** start Source material **

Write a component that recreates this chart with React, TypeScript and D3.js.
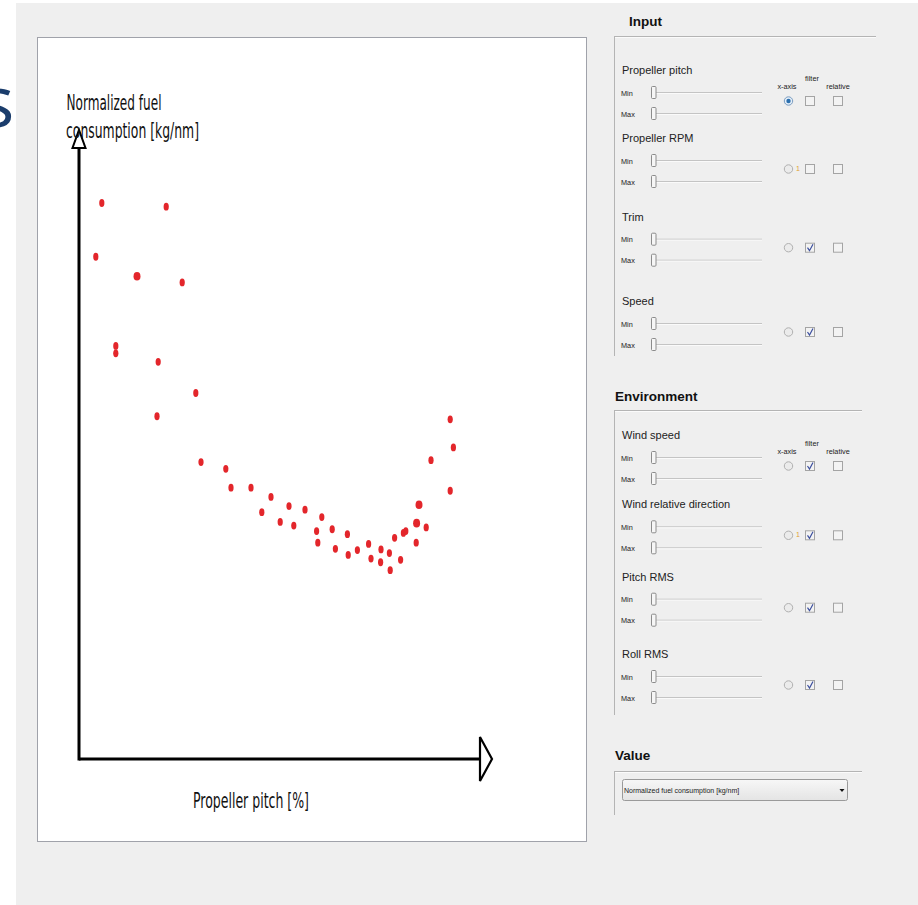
import React from "react";
import * as d3 from "d3";

// ---- Data ----
const pitch = [5.7, 21.8, 4.2, 14.5, 25.8, 9.2, 9.2, 19.8, 29.2, 19.5, 30.5, 36.7, 38.0, 43.0, 48.0, 45.7, 52.5, 50.3, 53.7, 56.5, 60.7, 59.4, 59.7, 63.3, 64.1, 67.1, 67.3, 69.6, 72.4, 73.0, 75.5, 75.4, 77.6, 77.8, 78.9, 80.4, 81.1, 81.7, 84.3, 84.4, 85.0, 86.8, 88.0, 92.8, 93.6, 92.8];
const fuel = [91.0, 90.4, 82.2, 79.0, 78.0, 67.6, 66.4, 65.0, 59.9, 56.1, 48.6, 47.5, 44.4, 44.4, 42.9, 40.4, 41.4, 38.8, 38.2, 40.8, 39.6, 37.3, 35.4, 37.6, 34.4, 36.8, 33.4, 34.2, 35.2, 32.8, 34.3, 32.2, 33.7, 30.9, 36.2, 32.6, 37.0, 37.3, 35.4, 38.6, 41.6, 37.9, 48.9, 55.6, 51.0, 43.9];
const weight = [1, 1, 1, 2, 1, 1, 1, 1, 1, 1, 1, 1, 1, 1, 1, 1, 1, 1, 1, 1, 1, 1, 1, 1, 1, 1, 1, 1, 1, 1, 1, 1, 1, 1, 1, 1, 1, 1, 1, 2, 2, 1, 1, 1, 1, 1];

const xLabel = "Propeller pitch [%]";
const yLabelLines = ["Normalized fuel", "consumption [kg/nm]"];

const inputParams = ["Propeller pitch", "Propeller RPM", "Trim", "Speed"];
const inputFilter = [false, false, true, true];
const inputMarker = [false, true, false, false];
const envParams = ["Wind speed", "Wind relative direction", "Pitch RMS", "Roll RMS"];
const envFilter = [true, true, true, true];
const envMarker = [false, true, false, false];
const xAxisSelected = "Propeller pitch";
const valueOption = "Normalized fuel consumption [kg/nm]";
const sectionTitles = ["Input", "Environment", "Value"];

const UI = "'Liberation Sans', Arial, sans-serif";
const COND = "'DejaVu Sans Condensed', 'DejaVu Sans', sans-serif";
const RED = "#e3262b";

function ParamRow({ name, titleY, filter, marker, headers }: any) {
  const minY = titleY + 23;
  const maxY = minY + 21;
  const ctlY = minY + 8;
  const slider = (y: number) => (
    <g>
      <line x1={656} x2={762} y1={y - 0.5} y2={y - 0.5} stroke="#c4c4c4" strokeWidth={1} />
      <line x1={656} x2={762} y1={y + 0.5} y2={y + 0.5} stroke="#fafafa" strokeWidth={1} />
      <rect x={651.5} y={y - 6.5} width={4.5} height={12} rx={1} fill="#f6f6f6" stroke="#8c8c8c" strokeWidth={1} />
    </g>
  );
  const box = (x: number, checked: boolean) => (
    <g>
      <rect x={x + 0.5} y={ctlY - 4.5} width={9} height={9} fill="#f3f3f3" stroke="#a4a4a4" />
      {checked && (
        <path d={`M${x + 2.5},${ctlY} L${x + 4.5},${ctlY + 3} L${x + 8},${ctlY - 3.5}`} fill="none" stroke="#3c4f9e" strokeWidth={1.2} />
      )}
    </g>
  );
  const selected = name === xAxisSelected;
  return (
    <g>
      <text x={622} y={titleY + 4} fontFamily={UI} fontSize={11} fill="#222">{name}</text>
      <text x={621} y={minY + 2.5} fontFamily={UI} fontSize={7.3} fill="#222">Min</text>
      <text x={621} y={maxY + 2.5} fontFamily={UI} fontSize={7.3} fill="#222">Max</text>
      {slider(minY)}
      {slider(maxY)}
      {headers && (
        <g fontFamily={UI} fontSize={7.3} fill="#222">
          <text x={787} y={minY - 4.5} textAnchor="middle">x-axis</text>
          <text x={812} y={minY - 12.5} textAnchor="middle">filter</text>
          <text x={838} y={minY - 4.5} textAnchor="middle">relative</text>
        </g>
      )}
      <circle cx={788.5} cy={ctlY} r={4.2} fill={selected ? "#e4eef8" : "#ebebeb"} stroke={selected ? "#7a9cc0" : "#b0b0b0"} />
      {selected && <circle cx={788.5} cy={ctlY} r={2.2} fill="#2a6fae" />}
      {marker && <text x={796} y={ctlY + 2} fontFamily={UI} fontSize={7} fill="#e0a030">1</text>}
      {box(805, filter)}
      {box(833, false)}
    </g>
  );
}

function GroupBox({ title, titleX, titleY, lineY, lineX2, bottom }: any) {
  return (
    <g>
      <text x={titleX} y={titleY} fontFamily={UI} fontSize={13.5} fontWeight="bold" fill="#111">{title}</text>
      <line x1={614} x2={lineX2} y1={lineY} y2={lineY} stroke="#b4b4b4" />
      <line x1={614} x2={lineX2} y1={lineY + 1} y2={lineY + 1} stroke="#fbfbfb" />
      <line x1={614.5} x2={614.5} y1={lineY} y2={bottom} stroke="#b4b4b4" />
    </g>
  );
}

export default function App() {
  const x = d3.scaleLinear().domain([0, 100]).range([79, 479]);
  const y = d3.scaleLinear().domain([0, 100]).range([759, 148]);
  const pts = pitch.map((p, i) => ({ p, f: fuel[i], w: weight[i] }));

  const inputTitleY = [70, 138, 216.7, 301];
  const envTitleY = [435, 504.3, 576.7, 654];

  return (
    <div style={{ position: "absolute", left: 0, top: 0 }}>
      <svg width={918} height={905} style={{ display: "block" }}>
        <rect x={0} y={0} width={918} height={905} fill="#ffffff" />
        <rect x={16} y={3} width={902} height={902} fill="#efefef" />
        <text x={-20} y={127} fontFamily="'Open Sans', sans-serif" fontSize={72} fill="#1b3d6c">s</text>
        <rect x={16} y={3} width={20} height={200} fill="#efefef" />

        {/* plot panel */}
        <rect x={37.5} y={37.5} width={549} height={804} fill="#ffffff" stroke="#a0a2aa" />

        {/* data points */}
        <g fill={RED}>
          {pts.map((d, i) => (
            <ellipse key={i} cx={x(d.p)} cy={y(d.f)} rx={d.w > 1 ? 3.5 : 2.6} ry={d.w > 1 ? 4.3 : 3.9} />
          ))}
        </g>

        {/* axes */}
        <line x1={x(0)} x2={x(0)} y1={y(0) + 1.5} y2={y(100)} stroke="#000" strokeWidth={3} />
        <line x1={x(0)} x2={x(100) + 1} y1={y(0)} y2={y(0)} stroke="#000" strokeWidth={3} />
        <path d={`M${x(0) - 6.5},${y(100)} L${x(0) + 6.5},${y(100)} L${x(0)},${y(100) - 18} Z`} fill="#fff" stroke="#000" strokeWidth={2} />
        <path d={`M${x(100) + 1},${y(0) - 22} L${x(100) + 1},${y(0) + 22} L${x(100) + 13},${y(0)} Z`} fill="#fff" stroke="#000" strokeWidth={2.2} />

        <text x={193} y={808} fontFamily={COND} fontSize={21} fill="#111" textLength={116} lengthAdjust="spacingAndGlyphs">{xLabel}</text>
        <text x={66.5} y={110} fontFamily={COND} fontSize={21} fill="#111" textLength={95} lengthAdjust="spacingAndGlyphs">{yLabelLines[0]}</text>
        <text x={66} y={138} fontFamily={COND} fontSize={21} fill="#111" textLength={133} lengthAdjust="spacingAndGlyphs">{yLabelLines[1]}</text>

        {/* right panel */}
        <GroupBox title={sectionTitles[0]} titleX={629} titleY={26} lineY={36.5} lineX2={876} bottom={356} />
        {inputParams.map((n, i) => (
          <ParamRow key={n} name={n} titleY={inputTitleY[i]} filter={inputFilter[i]} marker={inputMarker[i]} headers={i === 0} />
        ))}
        <GroupBox title={sectionTitles[1]} titleX={615} titleY={400.5} lineY={410.5} lineX2={862} bottom={715} />
        {envParams.map((n, i) => (
          <ParamRow key={n} name={n} titleY={envTitleY[i]} filter={envFilter[i]} marker={envMarker[i]} headers={i === 0} />
        ))}
        <GroupBox title={sectionTitles[2]} titleX={615} titleY={760} lineY={771.5} lineX2={862} bottom={815} />
        <defs>
          <linearGradient id="dd" x1="0" x2="0" y1="0" y2="1">
            <stop offset="0" stopColor="#f7f7f7" />
            <stop offset="1" stopColor="#e4e4e4" />
          </linearGradient>
        </defs>
        <rect x={622.5} y={779.5} width={225} height={21} rx={2} fill="url(#dd)" stroke="#9a9a9a" />
        <text x={624} y={792.5} fontFamily={UI} fontSize={7} fill="#222">{valueOption}</text>
        <path d="M839.5,789 L844.5,789 L842,792 Z" fill="#111" />
      </svg>
    </div>
  );
}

** end Source material **

What is required - Return only the lines running from the top of the data to the line that holds "import * as". Include both of those lines, but skip the pictures.

Solution for this problem -
Write a component that recreates this chart with React, TypeScript and D3.js.
import React from "react";
import * as d3 from "d3";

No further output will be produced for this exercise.